In a second embodiment of the present invention, as illustrated in schematic cross-section in Figure 3, the receiver 100 is in the form of an elongate pin. In this embodiment, an outer surface 102 of the pin-shaped receiver 100 is adapted to mate with the inner surfaces 64, 66 of the preform 50. The preform 50 fits over the receiver 100, which is upwardly oriented, such that the inner surfaces 64, 66 of the preform 50 are in uniform contact with the outer surface 102 of the receiver 100. The outer surface 102 is coated with a non-stick material, which may be PTFE (polytetrafluoroethylene). The preform 50 is again in an inverted orientation when heated on the receiver 100.

The threaded neck finish 52 of the preform is, in use, supported on a lower mount 104 for the receiver 100. The receiver 100 is fitted onto the mount 104. A heating means 106 extends through the mount 104 and into the receiver 100. An annular thermal insulator 108 extends through the mount 104 and separates a radially outer part 110 from a radially inner part 112, the radially inner part 112 including the heating means 106.

The upper end 114 of the insulator 108 terminates beneath the receiver 100 and has an outer annular surface 116 which has the same outer diameter as that of the adjacent receiver surface and so, in use, engages the inner surface of the neck finish 52.

Accordingly, the insulator 108 substantially prevents inadvertent heating of the neck finish 52 by the receiver 100 or the heating means 106.
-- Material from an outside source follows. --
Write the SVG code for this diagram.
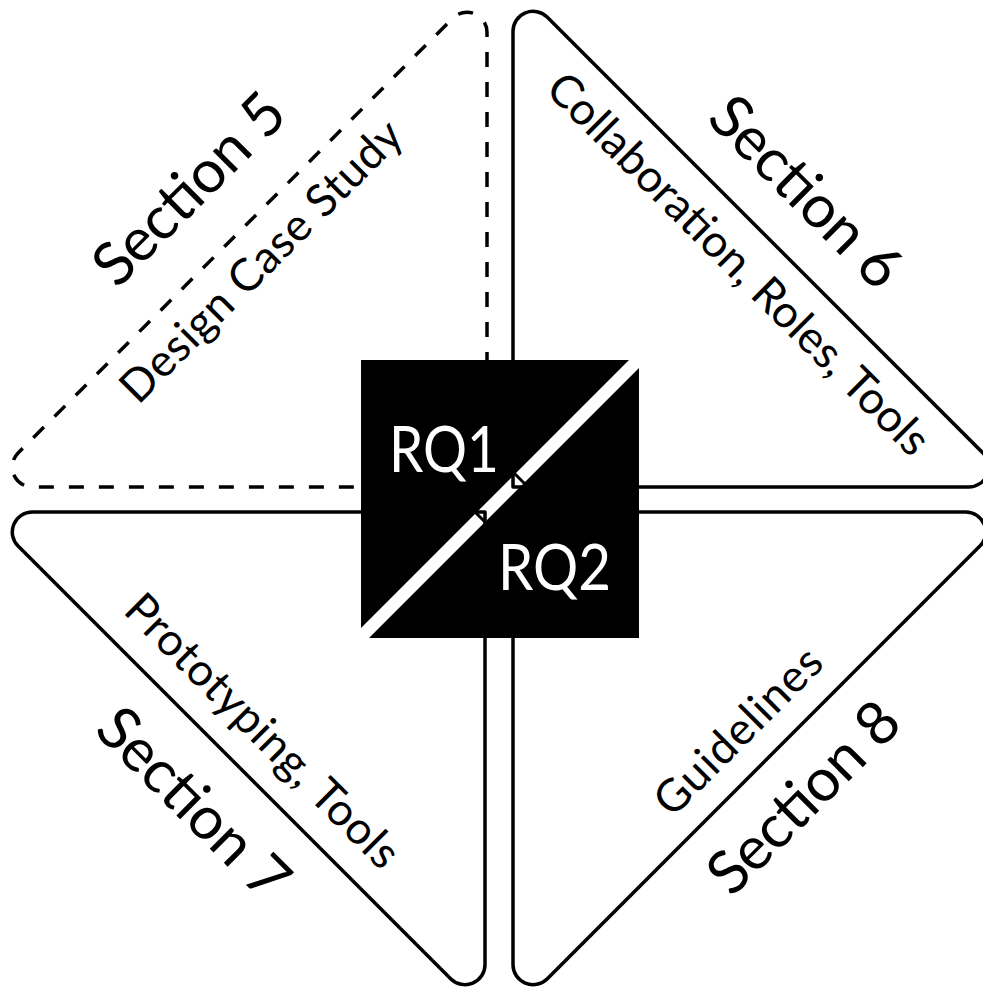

In this embodiment, the heating means 106 comprises a heated fluid, preferably a liquid, more preferably an oil, which flows through at least one duct 118 defined within the receiver 100. The heated fluid flows into the mount 104 via a fluid inlet 120; then flows through the mount 104, into the adjacent receiver 100 and along the receiver 100 towards the free end 122 thereof along an inlet conduit 124. The fluid then returns from the free end 122, along the receiver 100 and through the mount 104 along a return conduitl26, and exits the mount 104 via a fluid outlet 128.

Preferably, the inlet and outlet conduits 124, 126 comprise a common blind bore 130 separated by a central elongate baffle 132, the free end 134 of which is spaced from the inner surface 136 of the closed end of the common bore 130.

The receiver 100 is heated by the heating means 106. The receiver 100 transfers heat by conduction from the heated outer surface 102 to the mated inner surfaces 64, 66 of the preform 50. Again, the temperature of the surface of the receiver is kept lower than the higher end of the thermoplastic material's softening point.

Although various embodiments of the invention have been described in detail, it will be apparent to those skilled in the art that other modifications of the apparatus and method for reheating and conditioning a preform may be employed that are within the scope of the invention as defined in the appended claims.